If I think something appears quite feasible and makes a lot of sense, I will look more seriously at it.
I'm far from correct in anything I say or even believe, yet If someone schooled in official science tells me that the Sun is a big Nuclear fusion reactor and someone wearing an old overcoat who is shabbily dressed and unkempt tells me that it's most probably some kind of electrical charged mass that isn't 93 million miles away, I would go with which was more logical, so the unkempt man gets my attention.
It's pretty natural to gravitate to the simpler ideas. And since I'm an electrical engineer I sorta find the idea of an "electric sun" kind of attractive.
But, if it helps, I do think the sun as a fusion reactor idea can be expressed in simple terms:
-Hydrogen is the simplest element, so we think there was a bunch of it floating around at the beginning of the universe.
-I drop my pen and it falls, so we think mass attracts mass. (There are other reasons we think this, but that's the most directly observable.)

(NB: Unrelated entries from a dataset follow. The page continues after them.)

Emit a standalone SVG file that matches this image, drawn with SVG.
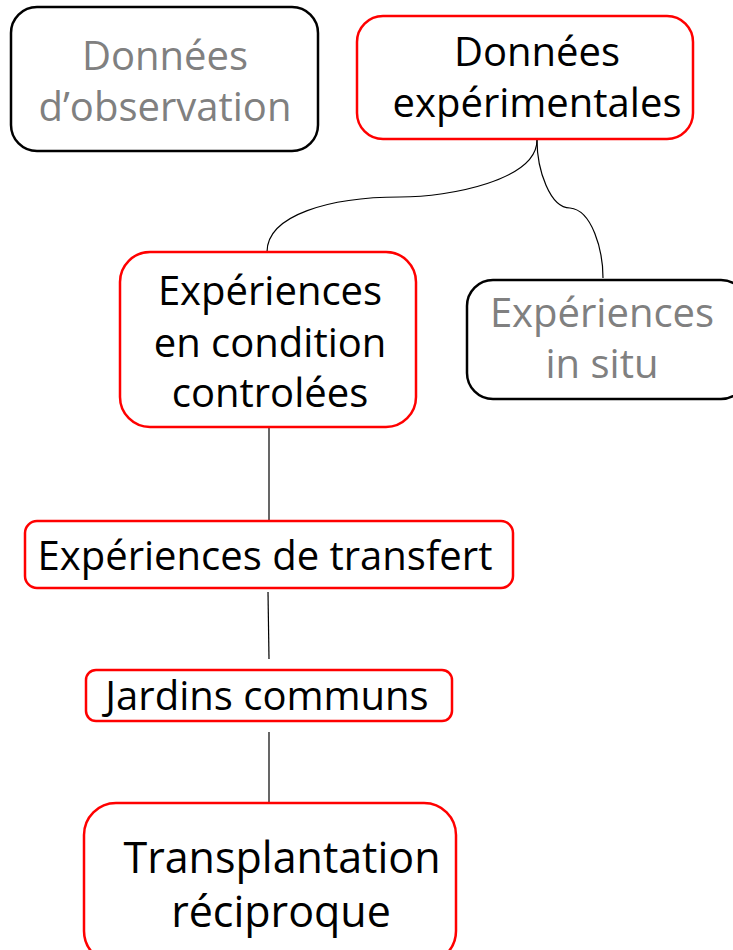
<svg xmlns="http://www.w3.org/2000/svg" width="733" height="950" viewBox="0 0 733 950">
<style>
.red{fill:#fff;stroke:#ff0000;stroke-width:2.5}
.blk{fill:#fff;stroke:#000;stroke-width:2.5}
.t{font-family:"Open Sans","Noto Sans",sans-serif;font-size:40px;text-anchor:middle;fill:#000}
.g{fill:#808080}
.big{font-size:43px}
.c{fill:none;stroke:#000;stroke-width:1.2}
</style>
<rect width="733" height="950" fill="#fff"/>
<g id="connectors">
<path class="c" d="M537,140 C537,180 450,197 400,197 C330,197 267,215 267,252"/>
<path class="c" d="M537,140 C537,170 550,208 570,208 C592,210 603,250 603,278"/>
<path class="c" d="M269,428 L269,521" stroke="#333"/>
<path class="c" d="M268,592 L269,659"/>
<path class="c" d="M269,732 L269,802"/>
</g>
<g id="n1">
<rect class="blk" x="11" y="7" width="307" height="144" rx="26"/>
<text class="t g" x="165" y="70">Données</text>
<text class="t g" x="165" y="121">d’observation</text>
</g>
<g id="n2">
<rect class="red" x="357" y="16" width="336" height="123" rx="26"/>
<text class="t" x="537" y="66">Données</text>
<text class="t" x="537" y="117">expérimentales</text>
</g>
<g id="n3">
<rect class="red" x="120" y="252" width="296" height="175" rx="30"/>
<text class="t" x="270" y="305">Expériences</text>
<text class="t" x="270" y="357">en condition</text>
<text class="t" x="270" y="407">controlées</text>
</g>
<g id="n4">
<rect class="blk" x="467" y="280" width="280" height="119" rx="26"/>
<text class="t g" x="602" y="327">Expériences</text>
<text class="t g" x="602" y="378">in situ</text>
</g>
<g id="n5">
<rect class="red" x="25" y="521" width="488" height="67" rx="12"/>
<text class="t" x="265" y="570">Expériences de transfert</text>
</g>
<g id="n6">
<rect class="red" x="86" y="670" width="366" height="51" rx="10"/>
<text class="t" x="267" y="710">Jardins communs</text>
</g>
<g id="n7">
<rect class="red" x="84" y="803" width="372" height="160" rx="32"/>
<text class="t big" x="282" y="873">Transplantation</text>
<text class="t big" x="281" y="927">réciproque</text>
</g>
</svg>
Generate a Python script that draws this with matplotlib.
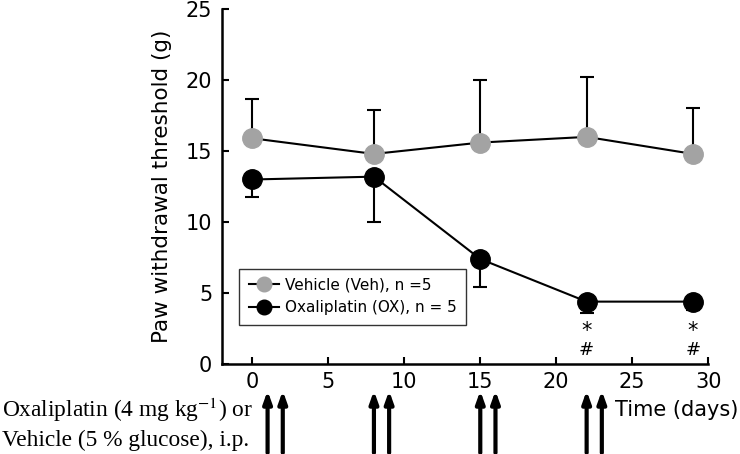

-Mass attracts mass, so hydrogen in the early universe starts to pull together.
-After a *really* long time, a
bunch of hydrogen has pulled together. (And we don't really have any reason to think that it didn't have a really long time to do this, not much else would have been going on)
-More mass equals more gravity, so even more hydrogen gets pulled in.
-Eventually gravity gets big enough that hydrogen atoms start getting squashed together.
Viola! Big ol' ball of fusion reactor.
Of course, it's still up to you to decide what you believe about the world, but some of this stuff may not be as complicated as you think.